Where does that leave us?
I don’t think there’s any reason to embrace the sort of idiotic conspiracism of Bonesaw. We simply have no reason to think that the number of people in the world is dramatically different from what official estimates indicate; indeed while there are specific cases where the numbers might be dramatically off, there’s just no reason to think that this is the case for every country. There are many places, like perhaps Papua New Guinea, where population counts are probably too low. The only thing that can be said with any reliability is that we simply don’t know how many people live in these countries.
Given that we don’t have much evidence of a systematic bias in population counts—Nigeria might overcount, but Sudan might undercount, and at scale these differences should cancel out—the best we can do is assume that there is a sort of “law of large numbers” for population counts: the more units we have under consideration, the more closely the numbers should hew to reality. So population counts for individual countries, particularly in Africa, are probably badly inaccurate. It wouldn’t be surprising if the total population for Africa is off-base by some amount. But we don’t have much reason to think that the global population is very different from what we believe it to be.

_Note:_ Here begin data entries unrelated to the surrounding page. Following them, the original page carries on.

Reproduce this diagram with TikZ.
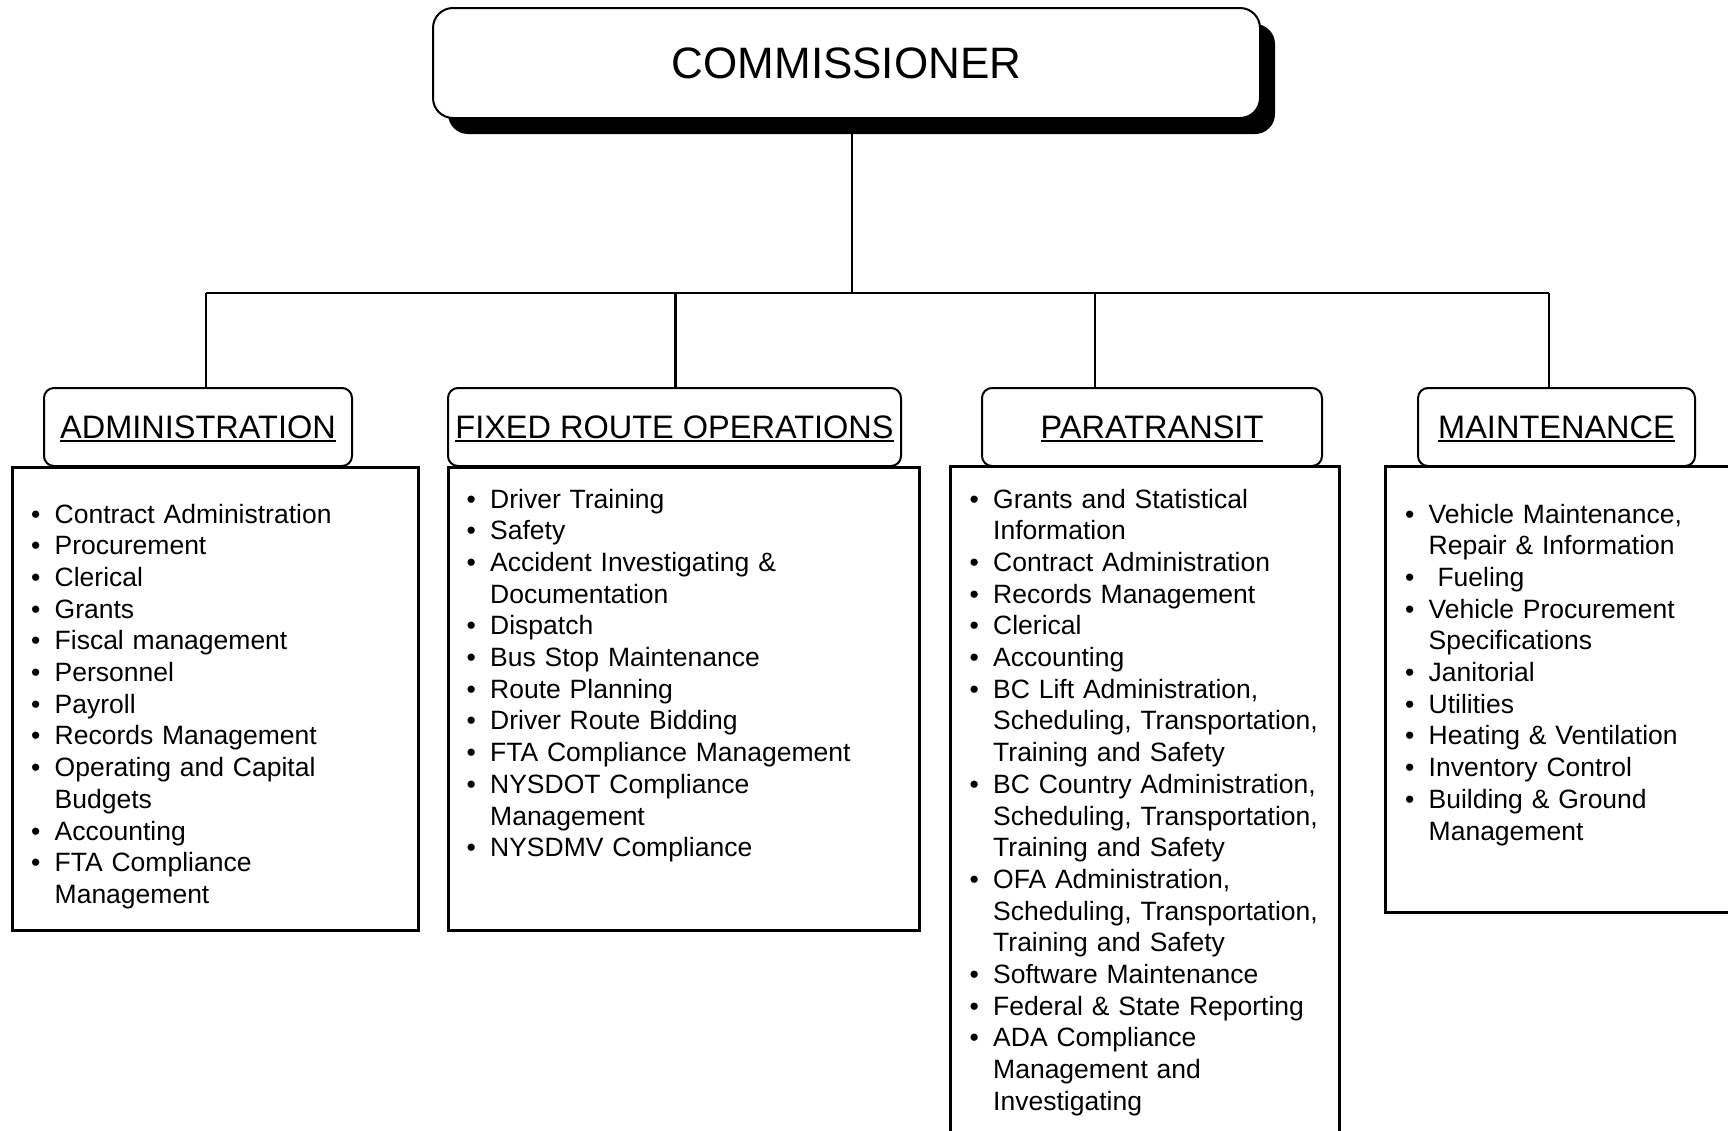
\documentclass[tikz,border=0pt]{standalone}
\usepackage{fontspec}
\setmainfont{Liberation Sans}
\usetikzlibrary{shadows}
\newcommand{\itm}[1]{\hangindent=23.5pt\hangafter=1\noindent\hbox to 23.5pt{\textbullet\hfil}#1\par}
\newcommand{\uline}[1]{\setbox0\hbox{#1}\rlap{\smash{\rule[-4pt]{\wd0}{2pt}}}\box0}
\begin{document}
\begin{tikzpicture}[x=1pt,y=-1pt,
  commbox/.style={draw, line width=2pt, rounded corners=20pt, fill=white,
    minimum width=827pt, minimum height=110pt, inner sep=0pt,
    font=\fontsize{44}{50}\selectfont,
    drop shadow={shadow xshift=15pt, shadow yshift=-16pt, fill=black, opacity=1}},
  headbox/.style={draw, line width=2pt, rounded corners=10pt, minimum height=78pt,
    inner sep=0pt, font=\fontsize{32.5}{36}\selectfont},
  listbox/.style={draw, line width=3pt, anchor=north west, inner sep=0pt},
  bodytext/.style={anchor=base west, inner sep=0pt, align=left,
    font=\fontsize{26.5}{31.7}\selectfont},
  conn/.style={line width=2.5pt}
]
\useasboundingbox (0,0) rectangle (1728,1130);
\fill[white] (0,0) rectangle (1728,1130);

% commissioner
\node[commbox] (comm) at (846.5,63) {COMMISSIONER};

% list boxes
\node[listbox, minimum width=406pt, minimum height=463pt] (adminbox) at (11,466) {};
\node[listbox, minimum width=471pt, minimum height=463pt] (fixedbox) at (447,466) {};
\draw[line width=3pt] (950,1132) |- (1339,466) -- (1339,1132);
\draw[line width=3pt] (1730,466) -- (1385,466) -- (1385,912) -- (1730,912);

% headers
\node[headbox, minimum width=308pt] (h1) at (198,427) {\uline{ADMINISTRATION}};
\node[headbox, minimum width=453pt] (h2) at (674.5,427) {\uline{FIXED ROUTE OPERATIONS}};
\node[headbox, minimum width=340pt] (h3) at (1152,427) {\uline{PARATRANSIT}};
\node[headbox, minimum width=277pt] (h4) at (1556.5,427) {\uline{MAINTENANCE}};

% connectors
\coordinate (bus) at (852,293);
\coordinate (d1) at (206,293);
\coordinate (d2) at (675.5,293);
\coordinate (d3) at (1095,293);
\coordinate (d4) at (1549,293);
\draw[conn] (comm.south -| bus) -- (bus);
\draw[conn] (d1) -- (d4);
\draw[conn] (d1) -- (d1 |- h1.north);
\draw[conn] (d2) -- (d2 |- h2.north);
\draw[conn] (d3) -- (d3 |- h3.north);
\draw[conn] (d4) -- (d4 |- h4.north);

% lists
\node[bodytext, text width=380pt] (adminlist) at (31,523) {%
\itm{Contract Administration}
\itm{Procurement}
\itm{Clerical}
\itm{Grants}
\itm{Fiscal management}
\itm{Personnel}
\itm{Payroll}
\itm{Records Management}
\itm{Operating and Capital\newline Budgets}
\itm{Accounting}
\itm{FTA Compliance\newline Management}};

\node[bodytext, text width=440pt] (fixedlist) at (466.5,508) {%
\itm{Driver Training}
\itm{Safety}
\itm{Accident Investigating \&\newline Documentation}
\itm{Dispatch}
\itm{Bus Stop Maintenance}
\itm{Route Planning}
\itm{Driver Route Bidding}
\itm{FTA Compliance Management}
\itm{NYSDOT Compliance\newline Management}
\itm{NYSDMV Compliance}};

\node[bodytext, text width=370pt] (paralist) at (969.5,508) {%
\itm{Grants and Statistical\newline Information}
\itm{Contract Administration}
\itm{Records Management}
\itm{Clerical}
\itm{Accounting}
\itm{BC Lift Administration,\newline Scheduling, Transportation,\newline Training and Safety}
\itm{BC Country Administration,\newline Scheduling, Transportation,\newline Training and Safety}
\itm{OFA Administration,\newline Scheduling, Transportation,\newline Training and Safety}
\itm{Software Maintenance}
\itm{Federal \& State Reporting}
\itm{ADA Compliance\newline Management and\newline Investigating}};

\node[bodytext, text width=318pt] (maintlist) at (1405,523) {%
\itm{Vehicle Maintenance,\newline Repair \& Information}
\itm{\ Fueling}
\itm{Vehicle Procurement\newline Specifications}
\itm{Janitorial}
\itm{Utilities}
\itm{Heating \& Ventilation}
\itm{Inventory Control}
\itm{Building \& Ground\newline Management}};
\end{tikzpicture}
\end{document}
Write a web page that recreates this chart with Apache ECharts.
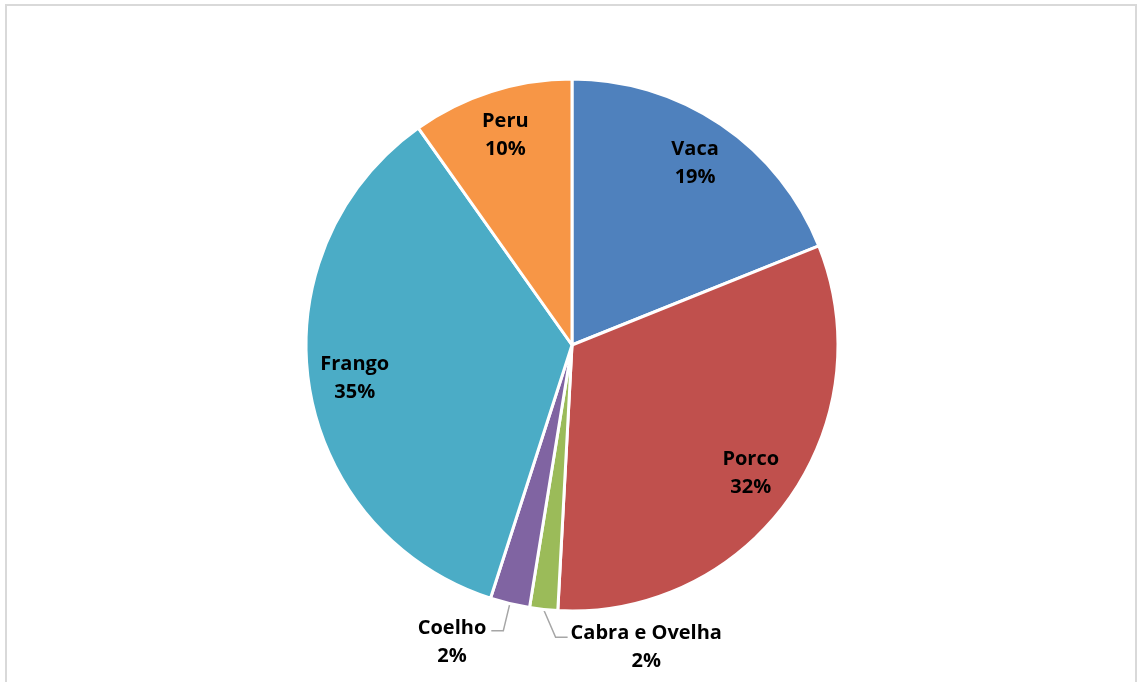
<!DOCTYPE html>
<html>
<head>
<meta charset="utf-8">
<script src="https://cdn.jsdelivr.net/npm/echarts@6/dist/echarts.min.js"></script>
<style>
  html, body { margin: 0; padding: 0; background: #fff; }
  #chart { width: 1137px; height: 682px; }
</style>
</head>
<body>
<div id="chart"></div>
<script>
// Consumo de carne por tipo de animal (%)
const categories = ['Vaca', 'Porco', 'Cabra e Ovelha', 'Coelho', 'Frango', 'Peru'];
const values = [18.9, 31.9, 1.7, 2.4, 35.2, 9.8];
const colors = ['#4F81BD', '#C0504D', '#9BBB59', '#8064A2', '#4BACC6', '#F79646'];
// small slices get their labels outside, with a leader line
const outsideLabels = ['Cabra e Ovelha', 'Coelho'];
// labels that sit to the right of their slice
const rightSideLabels = ['Cabra e Ovelha'];

const FONT = 'Open Sans';
const labelText = { fontFamily: FONT, fontWeight: 'bold', fontSize: 20, color: '#000', lineHeight: 28 };

const center = [572, 345];
const radius = 266;

function pctText(p) {
  return Math.round(p.percent) + '%';
}

const mainData = categories.map((name, i) => ({
  name,
  value: values[i],
  itemStyle: { color: colors[i] },
  label: { show: outsideLabels.includes(name) },
  labelLine: { show: outsideLabels.includes(name) }
}));

const innerLabelData = categories.map((name, i) => ({
  name,
  value: values[i],
  label: { show: !outsideLabels.includes(name) }
}));

const chart = echarts.init(document.getElementById('chart'));
chart.setOption({
  backgroundColor: '#fff',
  animation: false,
  graphic: [{
    type: 'rect',
    shape: { x: 6, y: 5, width: 1130, height: 720 },
    style: { fill: 'none', stroke: '#d9d9d9', lineWidth: 2 },
    silent: true
  }],
  series: [
    {
      type: 'pie',
      center: center,
      radius: radius,
      startAngle: 90,
      clockwise: true,
      avoidLabelOverlap: false,
      itemStyle: { borderColor: '#fff', borderWidth: 3 },
      label: {
        position: 'outside',
        formatter: p => '{c|' + p.name + '}\n{c|' + pctText(p) + '}',
        rich: { c: Object.assign({ align: 'center' }, labelText) }
      },
      labelLine: {
        length: 28,
        length2: 12,
        lineStyle: { color: '#a6a6a6', width: 1.5 }
      },
      labelLayout: function (params) {
        const name = categories[params.dataIndex];
        const pts = params.labelLinePoints;
        if (!pts) return;
        if (rightSideLabels.includes(name)) {
          const p0 = pts[0];
          const y = pts[1][1];
          const p1 = [p0[0] + 12, y];
          const p2 = [p1[0] + 12, y];
          return {
            x: p2[0] + 3,
            y: y + 10,
            align: 'left',
            verticalAlign: 'middle',
            labelLinePoints: [p0, p1, p2]
          };
        }
        return { dy: 11 };
      },
      data: mainData
    },
    {
      // transparent twin pie: places the in-slice labels at ~82% of the radius
      type: 'pie',
      center: center,
      radius: radius * 0.815 * 2,
      startAngle: 90,
      clockwise: true,
      silent: true,
      itemStyle: { color: 'rgba(0,0,0,0)', borderWidth: 0 },
      label: {
        position: 'inside',
        formatter: p => '{c|' + p.name + '}\n{c|' + pctText(p) + '}',
        rich: { c: Object.assign({ align: 'center' }, labelText) }
      },
      labelLine: { show: false },
      emphasis: { disabled: true },
      data: innerLabelData
    }
  ]
});
</script>
</body>
</html>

But it’s good to be reminded that we know a lot less about the world than we think. Much of our thinking about the world runs on a statistical edifice of extraordinary complexity, in which raw numbers—like population counts, but also many others—are only the most basic inputs. Thinking about the actual construction of these numbers is important, because it encourages us to have a healthy degree of epistemic humility about the world: we really know much less than we think.